To finish on a positive note, the only serious efforts to regulate agricultural pollution over the last six years have come via the efforts of the Environment Minister David Parker to cap fertiliser use and limit freshwater pollution. This came after a long campaign by environment groups and required strenuous efforts by the movement over the years of this government. While these freshwater regulations are weaker than I had hoped, nonetheless a side effect of them will be to marginally reduce agricultural climate pollution by a few percentage points as dairy cow numbers and fertiliser are restricted to protect freshwater. For these efforts Parker has earned the ire of agribusiness lobby groups like Groundswell and Federated Farmers.
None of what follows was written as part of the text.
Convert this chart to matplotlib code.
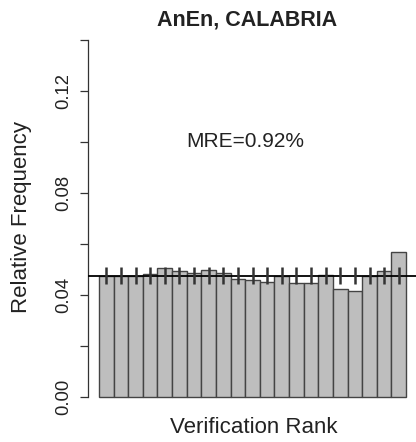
import matplotlib
matplotlib.use("Agg")
import matplotlib.pyplot as plt
import numpy as np

plt.rcParams["font.family"] = ["Liberation Sans", "DejaVu Sans"]

# Relative frequency of the verification rank of the observation in the ensemble
rank_freq = [0.0473, 0.0473, 0.0473, 0.0481, 0.0507, 0.0494, 0.0486,
             0.0500, 0.0486, 0.0463, 0.0460, 0.0451, 0.0473, 0.0448,
             0.0448, 0.0480, 0.0425, 0.0417, 0.0473, 0.0494, 0.0567]
ci_half_width = 0.0033
mre_label = "MRE=0.92%"
title = "AnEn, CALABRIA"
y_ticks = [0.00, 0.02, 0.04, 0.06, 0.08, 0.10, 0.12, 0.14]
y_ticklabels = ["0.00", "", "0.04", "", "0.08", "", "0.12", ""]

ranks = np.arange(1, len(rank_freq) + 1)
expected = 1.0 / len(rank_freq)

fig = plt.figure(figsize=(4.16, 4.42), dpi=100)
ax = fig.add_axes([88 / 416, 30.7 / 442, 328 / 416, 385.6 / 442])

ax.bar(ranks, rank_freq, width=1.0, color="#bebebe", edgecolor="#444444",
       linewidth=1.0, zorder=2)
ax.axhline(expected, color="black", linewidth=1.3, zorder=3)
ax.vlines(ranks, expected - ci_half_width, expected + ci_half_width,
          color="#333333", linewidth=1.8, zorder=4)

ax.set_xlim(-0.252, 22.18)
ax.set_ylim(-0.0056, 0.1456)

for side in ["top", "right", "bottom"]:
    ax.spines[side].set_visible(False)
ax.spines["left"].set_bounds(0, 0.14)
ax.spines["left"].set_linewidth(0.9)
ax.spines["left"].set_color("#333333")

ax.set_xticks([])
ax.set_yticks(y_ticks)
ax.set_yticklabels(y_ticklabels, rotation=90, va="center", fontsize=13.3,
                   color="#222222")
ax.tick_params(axis="y", length=5.8, width=0.9, pad=5.5, color="#333333")

ax.text(10.5, 0.1, mre_label, ha="center", va="center", fontsize=15,
        color="#222222")
ax.text(0.485, 1.015, title, transform=ax.transAxes, ha="center",
        va="center", fontsize=15.5, fontweight="bold", color="#222222")
ax.text(0.506, -0.043, "Verification Rank", transform=ax.transAxes,
        ha="center", va="center", fontsize=16, color="#222222")
ax.text(-0.204, 0.504, "Relative Frequency", transform=ax.transAxes,
        ha="center", va="center", rotation=90, fontsize=16, color="#222222")

fig.savefig("out.png", dpi=100)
There was no consensus because the regulations will have an actual real-world effect, and polluters do not like being made to cut their pollution. 

It is by regulating polluters, despite their well-funded opposition, that we saved the ozone layer, got lead out of petrol, and it’s how we will save the climate. But it will require a climate movement that has learnt the hard lesson of the last six years: When we fight we can win, when we don’t we are guaranteed to lose. Polluting turkeys don’t vote for an early Christmas.